* **DIRECTION**: Leave out all pictures and give back precisely the lines from the line with "Output the Python" to the line with "350, 400, 450]", including those two lines.

* **SUPPLIED INFORMATION**:
====

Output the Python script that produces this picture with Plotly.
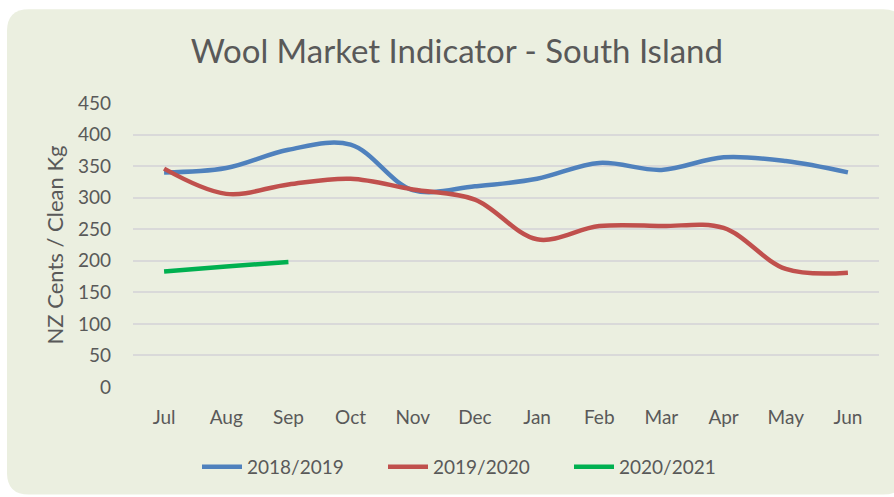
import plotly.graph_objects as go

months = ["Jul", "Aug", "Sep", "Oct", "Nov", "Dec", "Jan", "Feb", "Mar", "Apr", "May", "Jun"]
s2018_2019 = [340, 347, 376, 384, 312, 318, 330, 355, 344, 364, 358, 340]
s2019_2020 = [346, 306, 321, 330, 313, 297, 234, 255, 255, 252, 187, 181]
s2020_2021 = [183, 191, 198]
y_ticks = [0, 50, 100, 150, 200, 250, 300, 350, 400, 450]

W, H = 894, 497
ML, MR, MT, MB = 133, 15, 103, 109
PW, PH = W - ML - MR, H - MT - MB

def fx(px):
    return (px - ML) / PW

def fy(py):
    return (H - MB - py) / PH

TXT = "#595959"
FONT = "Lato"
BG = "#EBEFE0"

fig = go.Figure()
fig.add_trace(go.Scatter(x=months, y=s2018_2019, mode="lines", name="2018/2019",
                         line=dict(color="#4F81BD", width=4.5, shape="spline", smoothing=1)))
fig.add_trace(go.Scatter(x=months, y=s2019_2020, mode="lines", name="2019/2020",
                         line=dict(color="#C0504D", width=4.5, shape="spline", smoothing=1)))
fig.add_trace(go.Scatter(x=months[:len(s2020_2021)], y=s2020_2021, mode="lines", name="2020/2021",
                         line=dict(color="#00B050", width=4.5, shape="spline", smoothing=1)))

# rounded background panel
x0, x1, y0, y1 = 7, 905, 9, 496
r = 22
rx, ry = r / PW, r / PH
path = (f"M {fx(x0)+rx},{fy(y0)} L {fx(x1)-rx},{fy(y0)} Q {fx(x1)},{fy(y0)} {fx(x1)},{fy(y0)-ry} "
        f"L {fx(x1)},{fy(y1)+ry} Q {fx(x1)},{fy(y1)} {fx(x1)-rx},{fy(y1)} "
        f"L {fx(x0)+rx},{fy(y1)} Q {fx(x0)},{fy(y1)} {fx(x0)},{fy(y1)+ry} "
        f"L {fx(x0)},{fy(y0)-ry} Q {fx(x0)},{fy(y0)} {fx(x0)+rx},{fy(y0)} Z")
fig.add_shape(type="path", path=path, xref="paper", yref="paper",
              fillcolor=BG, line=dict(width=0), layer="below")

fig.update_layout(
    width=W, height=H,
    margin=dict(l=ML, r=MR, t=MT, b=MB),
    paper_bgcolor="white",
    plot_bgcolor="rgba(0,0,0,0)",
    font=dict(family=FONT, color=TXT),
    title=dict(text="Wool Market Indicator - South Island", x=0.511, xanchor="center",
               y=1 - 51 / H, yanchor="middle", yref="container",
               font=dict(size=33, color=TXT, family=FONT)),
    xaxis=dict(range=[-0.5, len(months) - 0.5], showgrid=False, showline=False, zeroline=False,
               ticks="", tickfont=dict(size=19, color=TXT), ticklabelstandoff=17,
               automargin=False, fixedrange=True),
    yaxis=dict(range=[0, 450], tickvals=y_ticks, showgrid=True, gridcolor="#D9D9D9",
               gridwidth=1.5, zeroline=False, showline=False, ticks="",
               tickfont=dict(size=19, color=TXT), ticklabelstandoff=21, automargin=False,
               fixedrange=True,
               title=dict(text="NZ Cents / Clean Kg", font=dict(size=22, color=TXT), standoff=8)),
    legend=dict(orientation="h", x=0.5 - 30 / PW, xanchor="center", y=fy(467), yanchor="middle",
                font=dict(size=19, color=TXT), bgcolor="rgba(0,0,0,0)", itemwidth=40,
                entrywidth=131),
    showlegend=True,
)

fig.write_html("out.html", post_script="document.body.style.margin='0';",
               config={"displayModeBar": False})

====

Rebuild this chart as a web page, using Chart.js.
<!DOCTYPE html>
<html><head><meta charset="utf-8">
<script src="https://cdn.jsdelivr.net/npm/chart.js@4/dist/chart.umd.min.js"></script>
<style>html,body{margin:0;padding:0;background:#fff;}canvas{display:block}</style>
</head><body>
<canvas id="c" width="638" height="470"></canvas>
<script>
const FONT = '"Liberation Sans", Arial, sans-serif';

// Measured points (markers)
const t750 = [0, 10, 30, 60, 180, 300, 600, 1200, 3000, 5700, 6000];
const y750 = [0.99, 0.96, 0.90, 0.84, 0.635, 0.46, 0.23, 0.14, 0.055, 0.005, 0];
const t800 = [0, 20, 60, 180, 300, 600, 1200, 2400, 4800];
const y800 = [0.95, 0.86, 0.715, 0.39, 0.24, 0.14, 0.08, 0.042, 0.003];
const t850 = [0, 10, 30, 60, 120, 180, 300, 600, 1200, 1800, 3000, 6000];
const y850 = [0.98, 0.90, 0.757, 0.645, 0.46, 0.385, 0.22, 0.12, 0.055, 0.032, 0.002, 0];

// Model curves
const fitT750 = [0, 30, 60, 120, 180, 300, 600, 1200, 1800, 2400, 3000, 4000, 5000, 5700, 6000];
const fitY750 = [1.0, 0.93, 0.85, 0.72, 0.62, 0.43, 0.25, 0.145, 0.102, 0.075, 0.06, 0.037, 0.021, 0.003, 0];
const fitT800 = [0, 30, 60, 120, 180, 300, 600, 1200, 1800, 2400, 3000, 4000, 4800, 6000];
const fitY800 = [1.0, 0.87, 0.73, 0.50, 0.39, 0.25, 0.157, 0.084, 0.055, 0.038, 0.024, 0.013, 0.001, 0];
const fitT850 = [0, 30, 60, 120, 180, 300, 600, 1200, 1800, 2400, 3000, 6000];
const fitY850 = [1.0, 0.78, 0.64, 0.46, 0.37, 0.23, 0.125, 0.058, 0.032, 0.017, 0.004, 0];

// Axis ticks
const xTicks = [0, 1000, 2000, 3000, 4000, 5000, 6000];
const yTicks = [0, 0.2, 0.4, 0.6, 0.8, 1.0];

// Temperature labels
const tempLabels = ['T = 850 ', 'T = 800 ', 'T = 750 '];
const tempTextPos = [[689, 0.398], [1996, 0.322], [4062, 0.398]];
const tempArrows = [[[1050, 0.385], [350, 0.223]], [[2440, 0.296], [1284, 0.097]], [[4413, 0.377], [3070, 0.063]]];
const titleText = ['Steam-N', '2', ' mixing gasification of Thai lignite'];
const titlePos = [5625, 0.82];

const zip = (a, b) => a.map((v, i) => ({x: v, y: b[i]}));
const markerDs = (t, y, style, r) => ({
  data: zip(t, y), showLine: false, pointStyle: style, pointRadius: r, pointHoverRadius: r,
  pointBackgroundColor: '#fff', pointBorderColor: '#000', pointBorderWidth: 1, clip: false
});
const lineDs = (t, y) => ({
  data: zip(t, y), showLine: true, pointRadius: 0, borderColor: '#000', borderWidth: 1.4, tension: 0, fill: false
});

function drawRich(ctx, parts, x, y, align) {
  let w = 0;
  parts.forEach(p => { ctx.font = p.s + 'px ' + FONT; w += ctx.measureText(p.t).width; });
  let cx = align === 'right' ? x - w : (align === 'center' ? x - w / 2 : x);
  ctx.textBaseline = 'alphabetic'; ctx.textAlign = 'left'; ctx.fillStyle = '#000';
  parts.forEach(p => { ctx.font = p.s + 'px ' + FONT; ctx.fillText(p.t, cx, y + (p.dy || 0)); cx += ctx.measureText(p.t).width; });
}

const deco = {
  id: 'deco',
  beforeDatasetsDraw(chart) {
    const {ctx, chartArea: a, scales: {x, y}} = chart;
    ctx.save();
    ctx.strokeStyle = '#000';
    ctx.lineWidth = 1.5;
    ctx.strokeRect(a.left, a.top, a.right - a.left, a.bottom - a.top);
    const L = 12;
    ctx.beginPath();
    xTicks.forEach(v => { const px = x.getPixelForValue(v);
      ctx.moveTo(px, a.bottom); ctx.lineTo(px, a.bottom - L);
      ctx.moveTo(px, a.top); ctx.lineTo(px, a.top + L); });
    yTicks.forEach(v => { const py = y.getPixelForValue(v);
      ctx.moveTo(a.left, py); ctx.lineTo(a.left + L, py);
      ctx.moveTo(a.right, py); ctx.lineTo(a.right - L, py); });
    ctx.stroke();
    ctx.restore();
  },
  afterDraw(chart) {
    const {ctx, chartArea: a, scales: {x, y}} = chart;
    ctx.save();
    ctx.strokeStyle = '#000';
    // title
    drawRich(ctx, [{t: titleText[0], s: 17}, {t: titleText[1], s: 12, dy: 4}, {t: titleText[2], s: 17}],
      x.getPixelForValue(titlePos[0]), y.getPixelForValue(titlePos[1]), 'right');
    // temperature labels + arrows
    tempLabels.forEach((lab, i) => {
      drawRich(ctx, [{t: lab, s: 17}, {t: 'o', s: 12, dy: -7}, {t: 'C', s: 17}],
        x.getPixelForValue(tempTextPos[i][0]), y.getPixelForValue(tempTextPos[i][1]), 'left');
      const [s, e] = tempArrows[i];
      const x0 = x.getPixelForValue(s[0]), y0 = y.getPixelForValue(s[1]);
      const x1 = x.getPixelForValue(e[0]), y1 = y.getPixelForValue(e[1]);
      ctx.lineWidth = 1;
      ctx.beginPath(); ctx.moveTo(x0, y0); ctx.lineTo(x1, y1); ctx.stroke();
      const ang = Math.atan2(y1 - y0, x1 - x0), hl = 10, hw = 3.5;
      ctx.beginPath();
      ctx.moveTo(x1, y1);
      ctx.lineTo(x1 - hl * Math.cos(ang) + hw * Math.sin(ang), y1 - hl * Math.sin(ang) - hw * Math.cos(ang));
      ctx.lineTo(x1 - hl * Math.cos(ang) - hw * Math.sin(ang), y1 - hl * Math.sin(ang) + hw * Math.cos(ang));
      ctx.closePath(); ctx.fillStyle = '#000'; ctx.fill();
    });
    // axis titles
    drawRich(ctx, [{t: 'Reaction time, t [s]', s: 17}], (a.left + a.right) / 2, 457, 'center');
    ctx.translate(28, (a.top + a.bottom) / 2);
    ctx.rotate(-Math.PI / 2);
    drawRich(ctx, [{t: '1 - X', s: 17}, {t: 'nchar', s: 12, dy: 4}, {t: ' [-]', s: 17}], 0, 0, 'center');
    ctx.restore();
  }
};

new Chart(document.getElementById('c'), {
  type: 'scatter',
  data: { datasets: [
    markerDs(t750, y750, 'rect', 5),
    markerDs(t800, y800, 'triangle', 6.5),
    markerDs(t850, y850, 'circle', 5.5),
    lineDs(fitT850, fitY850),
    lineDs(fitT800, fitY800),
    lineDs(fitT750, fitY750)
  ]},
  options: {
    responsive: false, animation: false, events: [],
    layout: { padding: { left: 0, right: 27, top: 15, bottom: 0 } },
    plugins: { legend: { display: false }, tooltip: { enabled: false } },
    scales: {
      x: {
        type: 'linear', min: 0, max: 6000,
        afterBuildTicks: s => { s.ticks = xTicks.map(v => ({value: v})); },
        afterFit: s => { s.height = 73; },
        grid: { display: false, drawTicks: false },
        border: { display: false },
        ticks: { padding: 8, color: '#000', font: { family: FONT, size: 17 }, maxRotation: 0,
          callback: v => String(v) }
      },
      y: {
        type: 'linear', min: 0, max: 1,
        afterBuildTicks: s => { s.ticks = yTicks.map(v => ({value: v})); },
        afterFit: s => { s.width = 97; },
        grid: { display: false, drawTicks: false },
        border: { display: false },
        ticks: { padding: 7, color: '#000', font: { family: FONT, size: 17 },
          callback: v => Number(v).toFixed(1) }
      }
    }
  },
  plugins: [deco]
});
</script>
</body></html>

====

* **TASK SOLUTION**:
Output the Python script that produces this picture with Plotly.
import plotly.graph_objects as go

months = ["Jul", "Aug", "Sep", "Oct", "Nov", "Dec", "Jan", "Feb", "Mar", "Apr", "May", "Jun"]
s2018_2019 = [340, 347, 376, 384, 312, 318, 330, 355, 344, 364, 358, 340]
s2019_2020 = [346, 306, 321, 330, 313, 297, 234, 255, 255, 252, 187, 181]
s2020_2021 = [183, 191, 198]
y_ticks = [0, 50, 100, 150, 200, 250, 300, 350, 400, 450]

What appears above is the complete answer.